I have two little boys, a two and a half year old and a five and a half month year old and having them is the biggest blessing of my life, but the hardest at times. When I was pregnant I felt sick all the time, although I never actually vomited and I would sit in the bath at night and cry and wish that the scared feelings would just go away and that I would pull myself out of it. I honestly looking back have no idea how I got through. I was also so scared of taking meds during the labours that I had two natural births, I couldn't even try gas and air. I had my second at home as I hate hospitals - full of sickness and germs.

Can I just get off the subject for one second and confess something that I've never said out loud, I've not even told my husband and I tell him everything. Between having my two boys, I was pregnant and feeling very sick and sorry for myself, I started having stomach cramps and was convinced that I was going to be sick and started with a panic attack. Shortly after I started to bleed badly so my husband drove me to the hospital and on the way there in the car, I felt so sick and I thought, I hope that I am having a miscarrage, I can't cope with the nausea anymore. How awful is that? For a mother to think that makes my blood go cold and I will never forgive myself for thinking it. I did lose the baby, it was a miscarrage but I will always blame myself for wanting the morning sickness to stop.
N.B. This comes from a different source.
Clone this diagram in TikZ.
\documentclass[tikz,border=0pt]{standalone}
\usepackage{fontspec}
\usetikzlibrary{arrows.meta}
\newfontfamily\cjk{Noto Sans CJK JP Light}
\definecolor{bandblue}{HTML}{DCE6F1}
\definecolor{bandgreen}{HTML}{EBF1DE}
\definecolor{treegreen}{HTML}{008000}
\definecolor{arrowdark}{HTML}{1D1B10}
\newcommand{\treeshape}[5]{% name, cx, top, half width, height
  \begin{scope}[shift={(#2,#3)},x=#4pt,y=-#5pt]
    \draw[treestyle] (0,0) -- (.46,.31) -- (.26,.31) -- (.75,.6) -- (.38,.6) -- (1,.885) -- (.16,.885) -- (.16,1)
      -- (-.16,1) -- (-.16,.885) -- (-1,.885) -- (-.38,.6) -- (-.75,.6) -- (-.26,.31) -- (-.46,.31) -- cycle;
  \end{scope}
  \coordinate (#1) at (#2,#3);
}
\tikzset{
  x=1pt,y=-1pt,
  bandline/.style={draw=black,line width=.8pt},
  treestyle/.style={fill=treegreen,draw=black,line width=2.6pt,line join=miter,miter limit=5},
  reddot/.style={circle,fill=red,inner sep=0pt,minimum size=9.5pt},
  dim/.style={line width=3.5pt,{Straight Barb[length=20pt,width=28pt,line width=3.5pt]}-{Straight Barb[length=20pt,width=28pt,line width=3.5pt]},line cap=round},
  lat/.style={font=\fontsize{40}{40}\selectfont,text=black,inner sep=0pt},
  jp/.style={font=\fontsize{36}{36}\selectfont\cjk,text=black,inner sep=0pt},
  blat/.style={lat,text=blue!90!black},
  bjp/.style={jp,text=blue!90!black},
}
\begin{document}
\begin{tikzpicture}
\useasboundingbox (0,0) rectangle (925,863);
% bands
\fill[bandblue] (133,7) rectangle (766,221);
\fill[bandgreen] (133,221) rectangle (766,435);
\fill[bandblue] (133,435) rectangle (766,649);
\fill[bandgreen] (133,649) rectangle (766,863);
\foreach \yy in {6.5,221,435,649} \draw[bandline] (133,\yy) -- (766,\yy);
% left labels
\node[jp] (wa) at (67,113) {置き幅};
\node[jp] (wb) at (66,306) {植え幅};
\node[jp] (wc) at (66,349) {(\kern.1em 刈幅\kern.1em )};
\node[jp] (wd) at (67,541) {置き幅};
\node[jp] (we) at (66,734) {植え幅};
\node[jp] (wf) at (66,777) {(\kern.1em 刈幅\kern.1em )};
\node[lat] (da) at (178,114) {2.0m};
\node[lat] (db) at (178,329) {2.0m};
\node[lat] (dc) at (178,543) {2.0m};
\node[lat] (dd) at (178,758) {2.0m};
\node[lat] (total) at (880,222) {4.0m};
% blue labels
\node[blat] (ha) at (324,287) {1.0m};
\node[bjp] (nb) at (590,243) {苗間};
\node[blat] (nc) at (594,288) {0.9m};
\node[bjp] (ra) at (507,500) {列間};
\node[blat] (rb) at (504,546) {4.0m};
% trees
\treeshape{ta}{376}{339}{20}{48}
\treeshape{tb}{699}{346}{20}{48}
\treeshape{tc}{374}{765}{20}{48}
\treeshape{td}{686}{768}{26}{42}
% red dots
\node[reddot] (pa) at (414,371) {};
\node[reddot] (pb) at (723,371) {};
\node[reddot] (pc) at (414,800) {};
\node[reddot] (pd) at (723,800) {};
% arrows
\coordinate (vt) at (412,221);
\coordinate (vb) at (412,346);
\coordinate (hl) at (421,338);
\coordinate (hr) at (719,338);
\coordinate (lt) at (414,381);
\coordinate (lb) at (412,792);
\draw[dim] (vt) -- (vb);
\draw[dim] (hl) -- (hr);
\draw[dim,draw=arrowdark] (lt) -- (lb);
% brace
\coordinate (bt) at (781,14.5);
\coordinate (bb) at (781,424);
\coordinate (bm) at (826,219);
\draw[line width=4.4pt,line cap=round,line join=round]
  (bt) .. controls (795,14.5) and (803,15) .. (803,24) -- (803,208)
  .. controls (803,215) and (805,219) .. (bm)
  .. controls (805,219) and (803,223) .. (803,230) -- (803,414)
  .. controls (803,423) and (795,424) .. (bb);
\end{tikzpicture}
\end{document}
Anywhoo, back to why I'm excited. My son, my husband and I had a sickness bug a month ago and my phobia has been so bad since then. I have lost over a stone and a half since the bug as I have not been eating or drinking. My hair is falling out, I have a constant headaches , dizzyness and tiredness and when I try to eat, I get such bad stomach cramps that I cannot eat.
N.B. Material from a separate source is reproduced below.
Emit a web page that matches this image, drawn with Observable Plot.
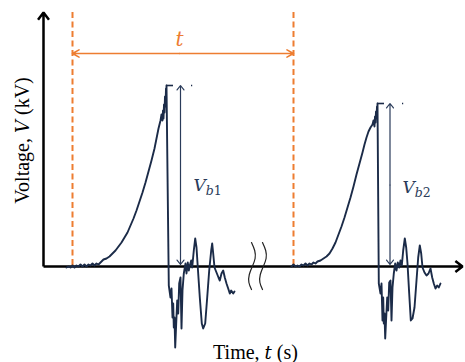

I have just decided that enough is enough and today is the start of turning things around and I have just ate two slices of bread and butter. I had the cramps and it took a while, but I did it so I have treat myself to a flake from the shop and I may try to eat that later. This is so huge for me as I have been having the odd bowl of dry cereal every couple of days and living off of sugar free polos and peppermint tea.
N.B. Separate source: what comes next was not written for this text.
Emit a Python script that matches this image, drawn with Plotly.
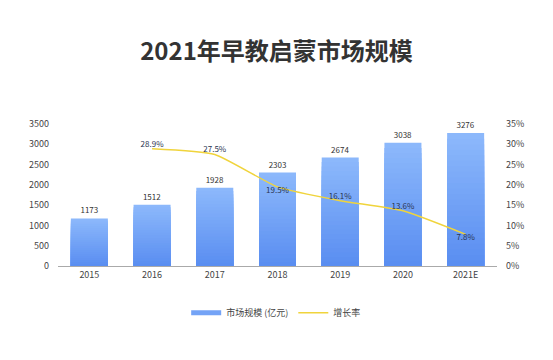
import plotly.graph_objects as go

categories = ["2015", "2016", "2017", "2018", "2019", "2020", "2021E"]
market_size = [1173, 1512, 1928, 2303, 2674, 3038, 3276]
growth_years = ["2016", "2017", "2018", "2019", "2020", "2021E"]
growth_rate = [0.289, 0.275, 0.195, 0.161, 0.136, 0.078]
growth_labels = ["28.9%", "27.5%", "19.5%", "16.1%", "13.6%", "7.8%"]
growth_label_pos = ["top center", "top center", "bottom center", "top center", "top center", "bottom center"]

FONT = "Noto Sans CJK SC, Noto Sans, sans-serif"
light = (0x8c, 0xb8, 0xfb)
dark = (0x5a, 0x8e, 0xf1)
N = 24

fig = go.Figure()
for k in range(N):
    f = 1 - k / N
    t = k / (N - 1)
    c = tuple(round(light[i] + (dark[i] - light[i]) * t) for i in range(3))
    fig.add_trace(go.Bar(
        x=categories, y=[v * f for v in market_size],
        marker=dict(color="rgb(%d,%d,%d)" % c, line=dict(width=0)),
        width=0.59,
        showlegend=False,
        text=[str(v) for v in market_size] if k == 0 else None,
        textposition="outside" if k == 0 else None,
        textfont=dict(size=8, color="#333", family=FONT),
        cliponaxis=False,
        hoverinfo="skip" if k else "x+y",
    ))

# legend entry for the bars (wide swatch like the reference)
fig.add_trace(go.Scatter(
    x=[None], y=[None], mode="lines",
    line=dict(color="#74a3f6", width=5),
    name="市场规模 (亿元)", legendrank=1,
))

fig.add_trace(go.Scatter(
    x=growth_years, y=growth_rate, yaxis="y2",
    mode="lines+text",
    line=dict(color="#f0d43c", width=1.5, shape="spline", smoothing=0.5),
    text=growth_labels, textposition=growth_label_pos,
    textfont=dict(size=8, color="#2a3550", family=FONT),
    name="增长率", legendrank=2, cliponaxis=False,
))

fig.update_layout(
    width=553, height=360,
    margin=dict(l=58, r=56, t=124, b=94, autoexpand=False),
    paper_bgcolor="white", plot_bgcolor="white",
    barmode="overlay",
    font=dict(family=FONT, color="#444", size=9),
    title=dict(text="<b>2021年早教启蒙市场规模</b>", x=0.5, xanchor="center",
               y=1 - 52 / 360, yanchor="middle", yref="container",
               font=dict(size=24, color="#333", family=FONT)),
    xaxis=dict(type="category", showgrid=False, showline=True, linecolor="#aaa",
               linewidth=1, ticks="", tickfont=dict(size=9, color="#444")),
    yaxis=dict(range=[0, 3500], dtick=500, showgrid=False, zeroline=False,
               showline=False, ticks="", tickfont=dict(size=9, color="#444"),
               ticklabelstandoff=8),
    yaxis2=dict(range=[0, 0.35], dtick=0.05, tickformat=".0%", overlaying="y",
                side="right", showgrid=False, zeroline=False, showline=False,
                ticks="", tickfont=dict(size=9, color="#444"), ticklabelstandoff=8),
    legend=dict(orientation="h", x=0.497, xanchor="center", y=-0.33, yanchor="middle",
                font=dict(size=9, color="#444"), itemwidth=30,
                traceorder="normal"),
    showlegend=True,
)

fig.write_html("out.html", config={"displayModeBar": False},
               post_script="document.body.style.margin='0';")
I know its only a small step but every step is a step towards living a "normal" life and not being ruled by my anxieties.

Mully
18-02-09, 17:59
I commend you on taking that first step !.. Keep that positive energy with with you.. you can do this.. you will do this.. it may be difficult, it wont happen over night.and there may be times you may loose faith in yourself but try to believe in yourself.

As for your confession, I believe in 'what will be will be', regardless of what we want or don't want. I don't believe you wishing or hoping for the miscarrage brought it on.. You were suffering, and having a really bad time which affected you mentally and physically and having that thought just prooved how desperate and low you were feeling at the time. That is my op on the matter.. others may feel differently, but at the end of the day you are the one that has to make peace with yourself for having those thoughts.